The 39th annual KwanZaa Gwaride parade will be begin at 11 a.m. at the corner of Crenshaw and Adams boulevards, then head south along Crenshaw to Leimert Park, where a festival will be held.
The 14th annual Kwanzaa Heritage Festival and Block Parade will be held from 10 a.m.-7 p.m. in the street on Degnan Boulevard, near 43rd Street. The festival will include live music, a fashion show, community dancing, crafts, a continuous drum circle, exotic foods and a special children’s village and health screening, according to organizers.
A series of Kwanzaa celebrations at the African American Cultural Center, 3018 W. 48th St., will begin at 6:30 p.m. with an Umoja (Unity) Celebration and Candle Lighting Ceremony, which will include music, cultural expressions, refreshments and Umoja (unity) statements from community leaders, organizers said.
People attending the celebration are asked to bring clean warm clothes and blankets for the needy.
Additional celebrations will be held at the center daily through Friday.
Kwanzaa was created in 1966 by Maulana Karenga, now chair of Africana Studies at Cal State Long Beach, in what he called “an audacious act of self- determination.”
Kwanzaa’s focus is the “Nguzo Saba,” the Seven Principles — unity, self-determination, collective work and responsibility, cooperative economics, purpose, creativity and faith.
During the week, a candelabrum called a Kinara is lit, and ears of corn representing each child in the family are placed on a traditional straw mat.
African foods such as millet, spiced pepper balls and rice are often served. Some people fast during the holiday, and a feast is often held on its final night.

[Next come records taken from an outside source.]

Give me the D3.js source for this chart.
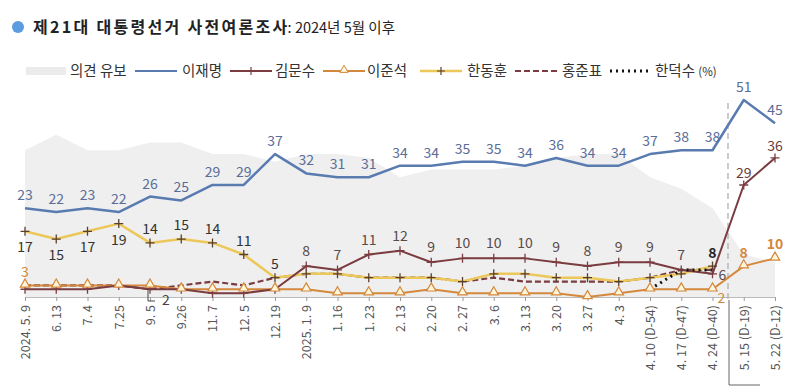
<!DOCTYPE html>
<html><head><meta charset="utf-8">
<script src="https://cdn.jsdelivr.net/npm/d3@7"></script>
<style>
body{margin:0;background:#fff;}
svg{display:block;font-family:"Noto Sans CJK KR","Noto Sans",sans-serif;}
</style></head>
<body><svg id="c" width="800" height="390"></svg>
<script>
const categories = ["2024. 5. 9","6. 13","7. 4","7.25","9. 5","9.26","11. 7","12. 5","12. 19","2025. 1. 9","1. 16","1. 23","2. 13","2. 20","2. 27","3. 6","3. 13","3. 20","3. 27","4. 3","4. 10 (D-54)","4. 17 (D-47)","4. 24 (D-40)","5. 15 (D-19)","5. 22 (D-12)"];
const undecided = [38,42,38,38,40,40,37,37,35,37,37,36,31,33,33,33,34,36,37,37,31,28,23,11,9];
const leeJM  = [23,22,23,22,26,25,29,29,37,32,31,31,34,34,35,35,34,36,34,34,37,38,38,51,45];
const kimMS  = [2,2,2,3,2,2,1,1,2,8,7,11,12,9,10,10,10,9,8,9,9,7,6,29,36];
const leeJS  = [3,3,3,3,3,2,2,2,2,2,1,1,1,2,1,1,1,1,0,1,2,2,2,8,10];
const hanDH  = [17,15,17,19,14,15,14,11,5,6,6,5,5,5,4,6,6,5,5,4,5,6,8,null,null];
const hongJP = [3,3,3,3,2,3,4,3,5,6,6,5,5,5,4,5,4,4,4,4,5,7,7,null,null];
const hanDS  = [null,null,null,null,null,null,null,null,null,null,null,null,null,null,null,null,null,null,null,null,2,7,7,null,null];
const legendNames = ["의견 유보","이재명","김문수","이준석","한동훈","홍준표","한덕수 (%)"];

const svg = d3.select("#c");
const x = d3.scalePoint().domain(categories).range([25,775]);
const y = d3.scaleLinear().domain([0,51]).range([297,100]);
const idx = d3.range(categories.length);
const X = i => x(categories[i]);

// title
svg.append("circle").attr("cx",18).attr("cy",27).attr("r",6).attr("fill","#5b9bdf");
const t = svg.append("text").attr("x",33).attr("y",32.5).attr("fill","#222");
t.append("tspan").attr("font-weight","bold").attr("font-size",16).attr("letter-spacing",2.3).text("제21대 대통령선거 사전여론조사");
t.append("tspan").attr("font-size",14.5).attr("dx",-2).text(": 2024년 5월 이후");

// undecided area
const area = d3.area().x(i=>X(i)).y0(y(0)).y1(i=>y(undecided[i]));
svg.append("path").datum(idx).attr("d",area).attr("fill","#efefef");

// axis
const ax = svg.append("g").attr("transform",`translate(0,${y(0)})`)
  .call(d3.axisBottom(x).tickSize(4).tickPadding(6));
ax.select(".domain").attr("stroke","#bbb");
ax.selectAll(".tick line").attr("stroke","#999");
ax.selectAll(".tick text").attr("transform","rotate(-90)").attr("text-anchor","end")
  .attr("x",-8).attr("y",0).attr("dy","0.35em").attr("font-size",12.5).attr("fill","#555")
  .attr("font-family","'Noto Sans CJK KR',sans-serif");

// separator
svg.append("line").attr("x1",728).attr("x2",728).attr("y1",103).attr("y2",300)
  .attr("stroke","#aaa").attr("stroke-width",1.2).attr("stroke-dasharray","6,4");
svg.append("path").attr("d","M729,300V385H760").attr("fill","none").attr("stroke","#666").attr("stroke-width",1);

function drawLine(data,color,w,dash){
  const line = d3.line().defined(i=>data[i]!=null).x(i=>X(i)).y(i=>y(data[i]));
  svg.append("path").datum(idx).attr("d",line).attr("fill","none").attr("stroke",color)
    .attr("stroke-width",w).attr("stroke-dasharray",dash||null).attr("stroke-linejoin","round");
}
const cYel="#ecc85a", cOr="#d4883c", cKim="#7a3c40", cLee="#5a7bb0";
drawLine(hongJP,cKim,2.2,"6,3");
drawLine(leeJS,cOr,2);
drawLine(hanDH,cYel,2.5);
drawLine(kimMS,cKim,2);
drawLine(hanDS,"#111",3,"2,4");
drawLine(leeJM,cLee,2.5);

function plus(data,color,from){
  idx.filter(i=>data[i]!=null && i>=from).forEach(i=>{
    svg.append("path").attr("d",`M${X(i)-4.5},${y(data[i])}h9M${X(i)},${y(data[i])-4.5}v9`)
      .attr("stroke",color).attr("stroke-width",1.3);
  });
}
plus(hanDH,"#5a4030",0);
plus(kimMS,cKim,0);
idx.filter(i=>leeJS[i]!=null).forEach(i=>{
  svg.append("path").attr("d",d3.symbol(d3.symbolTriangle,38)())
    .attr("transform",`translate(${X(i)},${y(leeJS[i])-1})`)
    .attr("fill","#fff6dc").attr("stroke",cOr).attr("stroke-width",1.2);
});

// labels
function label(i,v,dx,dy,color,weight){
  svg.append("text").attr("x",X(i)+dx).attr("y",y(v)+dy).attr("text-anchor","middle")
    .attr("font-size",14).attr("fill",color).attr("font-weight",weight||"normal").text(v);
}
idx.forEach(i=>label(i,leeJM[i],0,-8,"#5a6d98"));
const hanPos=[1,1,1,1,-1,-1,-1,-1,-1];
hanPos.forEach((p,i)=>label(i,hanDH[i],0,p>0?21:-9,"#333"));
for(let i=9;i<=21;i++) label(i,kimMS[i],0,-10,"#5a4a4a");
label(22,kimMS[22],10,6,"#5a4a4a");
label(23,kimMS[23],0,-7,"#6a3a3a");
label(24,kimMS[24],0,-7,"#6a3a3a");
label(22,hanDH[22],0,-8,"#222","bold");
label(0,leeJS[0],0,-8,"#d4883c");
label(22,leeJS[22],9,14,"#d4883c");
label(23,leeJS[23],0,-8,"#d4883c","bold");
label(24,leeJS[24],0,-9,"#d4883c","bold");
// callout 2
svg.append("path").attr("d",`M${X(4)-2},${y(kimMS[4])}V${y(0)+4}h7`).attr("fill","none").attr("stroke","#444").attr("stroke-width",1);
label(4,kimMS[4],16,16,"#444");

// legend
const lg = svg.append("g").attr("font-size",14.5).attr("fill","#333");
const ly = 71;
lg.append("rect").attr("x",26).attr("y",ly-4).attr("width",40).attr("height",8).attr("fill","#ebebeb");
lg.append("text").attr("x",70).attr("y",ly+5).attr("fill","#333").text(legendNames[0]);
const items=[
  {x:135,c:cLee,w:2,d:null,m:null,tx:182,n:1},
  {x:230,c:cKim,w:2,d:null,m:"plus",tx:275,n:2},
  {x:323,c:cOr,w:2,d:null,m:"tri",tx:367,n:3},
  {x:420,c:cYel,w:2.5,d:null,m:"plus2",tx:467,n:4},
  {x:515,c:cKim,w:2,d:"6,3",m:null,tx:562,n:5},
  {x:610,c:"#111",w:3,d:"2,4",m:null,tx:655,n:6}
];
items.forEach(it=>{
  lg.append("line").attr("x1",it.x).attr("x2",it.x+42).attr("y1",ly).attr("y2",ly)
    .attr("stroke",it.c).attr("stroke-width",it.w).attr("stroke-dasharray",it.d);
  const cx=it.x+21;
  if(it.m==="plus"||it.m==="plus2") lg.append("path").attr("d",`M${cx-4},${ly}h8M${cx},${ly-4}v8`).attr("stroke",it.m==="plus"?cKim:"#5a4030").attr("stroke-width",1.2);
  if(it.m==="tri") lg.append("path").attr("d",d3.symbol(d3.symbolTriangle,30)()).attr("transform",`translate(${cx},${ly-1})`).attr("fill","#fff6dc").attr("stroke",cOr);
  const tt = lg.append("text").attr("x",it.tx).attr("y",ly+5).attr("fill","#333");
  if(it.n===6){ tt.append("tspan").text("한덕수 "); tt.append("tspan").attr("font-size",11.5).text("(%)"); }
  else tt.text(legendNames[it.n]);
});
</script></body></html>
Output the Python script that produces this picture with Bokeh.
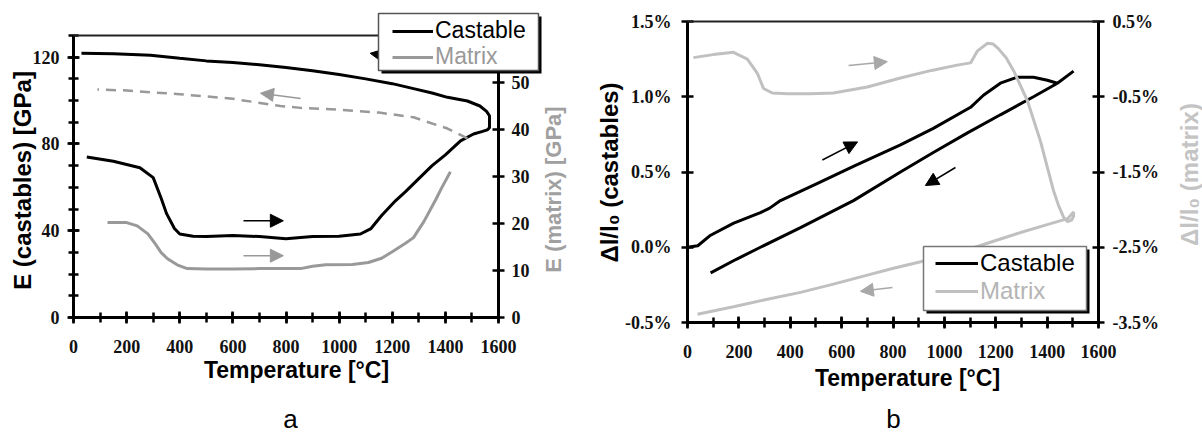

A flag with three bars — red for the struggle for freedom, black for unity and green for the future — is sometimes displayed during the holiday.
Kwanzaa is based on the theory of Kawaida, which espouses that social revolutionary change for black America can be achieved by exposing blacks to their cultural heritage.
The theme of this year’s celebration is “Embracing the Principles and Practice of Kwanzaa: Creating and Celebrating the Good,” Karenga wrote in his annual founder’s message.
The theme was named “in order to reaffirm the centrality of the Nguzo Saba,” Karenga wrote.
“The Seven Principles, the Nguzo Saba, prove their enduring and daily reverence in the life we live, the work we do and the struggle we wage on every front to expand the realms of freedom and justice, peace, security, well-being and other goods in the world,” Karenga wrote.
“In a world in which war is as ‘normal’ as the news and conflict and fighting rage at home and abroad, taking its terrible toll on countless innocent victims, and alienation from others is accepted and explained away, Umojga (Unity) teaches us the oneness of our people, the common ground of our humanity, the interrelatedness of life and the indispensability of family and community in our righteous togetherness in love, work and struggle.”